Is My Mac Too Old To Update? How to Know If Your Mac Can Still Run the Latest macOS
Every year, Apple releases a new version of macOS — and every year, some Macs get left behind. If you're wondering whether your machine has hit that wall, you're not alone. The answer depends on a handful of concrete factors, and understanding them will tell you a lot about where your Mac actually stands.
How Apple Decides Which Macs Get Updates
Apple doesn't drop support for older Macs arbitrarily. Each new macOS release sets a minimum compatibility threshold based on the hardware features the OS requires. When your Mac falls below that threshold, it simply doesn't appear on the list of supported models — and you can no longer install the new version through normal channels.
This cutoff is tied primarily to:
- The year your Mac was manufactured (Apple lists supported models by year and model name)
- The processor architecture — whether your Mac runs an Intel chip or Apple Silicon (M-series)
- Firmware and security chip requirements — newer macOS versions increasingly rely on Apple's T2 chip or the Secure Enclave built into M-series processors
Apple Silicon Macs (M1 and later) are generally guaranteed compatibility for longer, since Apple controls both the hardware and software. Intel Macs, by contrast, are gradually aging out of support as macOS evolves.
How to Check If Your Mac Is Compatible 🔍
Before assuming anything, check directly:
- Click the Apple menu → About This Mac
- Note your Mac model and year (e.g., MacBook Pro 2018)
- Visit Apple's macOS release page and look for the official compatible models list
Apple publishes this list for every macOS version. If your model year isn't on it, your Mac cannot officially run that version of the OS.
What Happens When Your Mac Is No Longer Supported
Being dropped from macOS support doesn't mean your Mac stops working — it means it stops receiving:
- Full OS upgrades (new macOS versions)
- Security patches tied to the new OS
- New features introduced in that version
Apple does sometimes backport critical security fixes to older macOS versions for a limited time, but this support window is narrower than most people realize. Generally speaking, only the two or three most recent macOS versions receive active security updates at any given time.
This creates a real practical risk. A Mac running an unsupported OS may still browse the web and run apps today — but over time, software vendors stop supporting old macOS versions, browsers drop compatibility, and security vulnerabilities go unpatched.
The Variables That Determine What "Too Old" Actually Means for You
Whether your Mac being "old" is a real problem depends on more than just its model year.
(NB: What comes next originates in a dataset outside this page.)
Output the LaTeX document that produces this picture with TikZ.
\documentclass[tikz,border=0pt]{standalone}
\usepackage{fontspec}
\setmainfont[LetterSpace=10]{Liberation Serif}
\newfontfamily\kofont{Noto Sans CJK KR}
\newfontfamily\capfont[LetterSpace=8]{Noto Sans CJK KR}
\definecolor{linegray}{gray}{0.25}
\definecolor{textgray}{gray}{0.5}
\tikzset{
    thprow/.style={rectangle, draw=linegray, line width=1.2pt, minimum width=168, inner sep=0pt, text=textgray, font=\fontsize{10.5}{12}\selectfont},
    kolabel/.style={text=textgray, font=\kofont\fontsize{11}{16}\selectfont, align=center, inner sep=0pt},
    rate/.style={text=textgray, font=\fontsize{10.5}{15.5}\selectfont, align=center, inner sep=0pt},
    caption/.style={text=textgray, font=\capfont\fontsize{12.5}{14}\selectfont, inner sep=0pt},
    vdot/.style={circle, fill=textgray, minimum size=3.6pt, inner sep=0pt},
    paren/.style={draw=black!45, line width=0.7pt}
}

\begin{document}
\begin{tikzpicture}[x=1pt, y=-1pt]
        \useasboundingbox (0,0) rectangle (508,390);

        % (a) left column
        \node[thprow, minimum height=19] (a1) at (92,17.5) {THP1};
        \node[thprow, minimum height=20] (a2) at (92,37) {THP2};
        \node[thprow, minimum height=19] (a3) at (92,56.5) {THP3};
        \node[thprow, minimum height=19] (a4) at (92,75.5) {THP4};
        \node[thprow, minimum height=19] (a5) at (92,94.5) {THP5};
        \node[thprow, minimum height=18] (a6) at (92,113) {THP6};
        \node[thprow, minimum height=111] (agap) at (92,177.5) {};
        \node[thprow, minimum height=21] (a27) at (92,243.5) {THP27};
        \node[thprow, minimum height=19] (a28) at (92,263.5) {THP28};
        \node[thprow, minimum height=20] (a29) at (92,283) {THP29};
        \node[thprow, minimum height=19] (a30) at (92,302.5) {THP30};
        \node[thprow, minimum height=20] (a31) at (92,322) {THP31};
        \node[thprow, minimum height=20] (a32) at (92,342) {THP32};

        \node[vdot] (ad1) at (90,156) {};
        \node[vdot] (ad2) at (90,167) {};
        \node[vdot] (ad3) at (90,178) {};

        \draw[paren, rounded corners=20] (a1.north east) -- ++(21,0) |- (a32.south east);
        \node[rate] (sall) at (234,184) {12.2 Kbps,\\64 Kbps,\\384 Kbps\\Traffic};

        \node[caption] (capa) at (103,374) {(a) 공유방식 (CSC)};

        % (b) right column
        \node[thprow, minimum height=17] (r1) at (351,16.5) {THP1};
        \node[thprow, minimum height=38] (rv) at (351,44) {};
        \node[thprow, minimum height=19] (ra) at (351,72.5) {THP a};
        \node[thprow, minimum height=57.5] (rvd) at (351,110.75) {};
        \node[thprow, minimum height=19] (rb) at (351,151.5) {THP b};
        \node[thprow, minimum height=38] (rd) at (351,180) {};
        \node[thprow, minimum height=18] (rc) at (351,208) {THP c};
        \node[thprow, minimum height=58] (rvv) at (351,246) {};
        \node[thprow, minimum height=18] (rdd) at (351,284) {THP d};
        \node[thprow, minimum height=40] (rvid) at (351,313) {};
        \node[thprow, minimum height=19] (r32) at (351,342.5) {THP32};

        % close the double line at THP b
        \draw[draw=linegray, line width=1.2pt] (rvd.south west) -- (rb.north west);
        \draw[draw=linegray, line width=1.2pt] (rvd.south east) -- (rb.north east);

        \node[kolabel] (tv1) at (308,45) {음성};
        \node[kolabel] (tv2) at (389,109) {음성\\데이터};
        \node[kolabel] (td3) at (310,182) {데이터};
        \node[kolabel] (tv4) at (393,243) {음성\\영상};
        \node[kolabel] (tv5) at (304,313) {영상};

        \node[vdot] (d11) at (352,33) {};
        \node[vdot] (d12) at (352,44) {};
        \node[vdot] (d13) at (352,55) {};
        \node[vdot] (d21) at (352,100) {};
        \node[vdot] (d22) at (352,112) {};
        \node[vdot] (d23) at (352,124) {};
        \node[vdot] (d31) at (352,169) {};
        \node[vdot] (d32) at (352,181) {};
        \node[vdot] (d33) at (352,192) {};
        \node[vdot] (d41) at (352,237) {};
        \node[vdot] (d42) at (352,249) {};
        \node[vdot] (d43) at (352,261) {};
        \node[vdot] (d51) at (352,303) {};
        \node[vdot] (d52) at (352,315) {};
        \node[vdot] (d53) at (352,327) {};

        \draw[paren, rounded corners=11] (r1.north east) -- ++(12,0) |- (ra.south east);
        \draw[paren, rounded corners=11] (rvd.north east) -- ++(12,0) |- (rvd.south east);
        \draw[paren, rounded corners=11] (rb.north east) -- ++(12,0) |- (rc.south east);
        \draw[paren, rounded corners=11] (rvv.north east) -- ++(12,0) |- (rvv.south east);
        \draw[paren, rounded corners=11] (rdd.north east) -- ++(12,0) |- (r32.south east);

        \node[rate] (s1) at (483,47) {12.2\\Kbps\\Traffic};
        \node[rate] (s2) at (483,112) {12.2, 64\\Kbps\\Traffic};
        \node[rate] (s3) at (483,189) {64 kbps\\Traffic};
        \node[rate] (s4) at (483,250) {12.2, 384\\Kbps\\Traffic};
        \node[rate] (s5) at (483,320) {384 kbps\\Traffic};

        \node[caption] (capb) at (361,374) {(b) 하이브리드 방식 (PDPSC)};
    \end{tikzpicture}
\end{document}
Several factors shift the picture significantly:
| Factor | Why It Matters |
|---|---|
| macOS version currently installed | Older macOS versions lose security support over time |
| What software you run | Some apps still support older OS versions; others don't |
| Internet exposure | Heavy browsing and email use increases security risk on unsupported systems |
| RAM and storage | Newer macOS versions can be resource-intensive; older hardware may struggle |
| How you use the Mac | Offline creative work differs from daily email and banking use |
A 2017 iMac running the last supported macOS version for that model, used primarily for offline video editing, sits in a very different position than the same machine used daily for online banking on an outdated OS version.
Apple Silicon vs. Intel: Why It Changes the Timeline ⏱️
If your Mac has an M1, M2, M3, or M4 chip, you're on Apple's current hardware platform. These machines are very likely to receive macOS updates for the foreseeable future.
If your Mac runs an Intel processor, it's worth knowing that Apple completed its transition away from Intel chips in 2020. Intel Macs are still supported — but each new macOS release narrows the field. Older Intel Macs (roughly 2015 and earlier) have generally already been dropped from recent macOS versions. Mid-range Intel models from 2017–2020 are in a transitional zone where support varies by version.
Can You Force an Unsupported Mac to Update?
There are unofficial tools — such as the OpenCore Legacy Patcher — that allow some unsupported Macs to run newer versions of macOS by patching around Apple's compatibility checks. This approach can work, but it comes with meaningful caveats:
- Not all features work correctly — GPU acceleration, Wi-Fi, and other hardware functions can be partially broken
- It's not supported by Apple — you won't get seamless updates or warranty assistance
- Stability varies by Mac model and macOS version
This is a technical path suited to users comfortable with troubleshooting, not a general recommendation for everyone.
The Spectrum of Situations
Not everyone asking this question is in the same place:
- A 2015 MacBook Air is already outside official support for recent macOS versions, facing genuine security considerations
- A 2019 Intel MacBook Pro may still be on supported versions but is approaching the edge of its update window
- A 2021 M1 MacBook is well within Apple's current support cycle and has years of updates ahead of it
- A 2020 Intel Mac mini sits somewhere in between — still receiving updates now, but with a shorter runway than its Apple Silicon counterpart
How much any of this matters also depends heavily on what the machine does every day. Security risk, software compatibility, and performance all factor in differently depending on the workload. 🖥️
The right question isn't just "can my Mac update?" — it's what running an older or unsupported macOS version actually means given how you use your machine.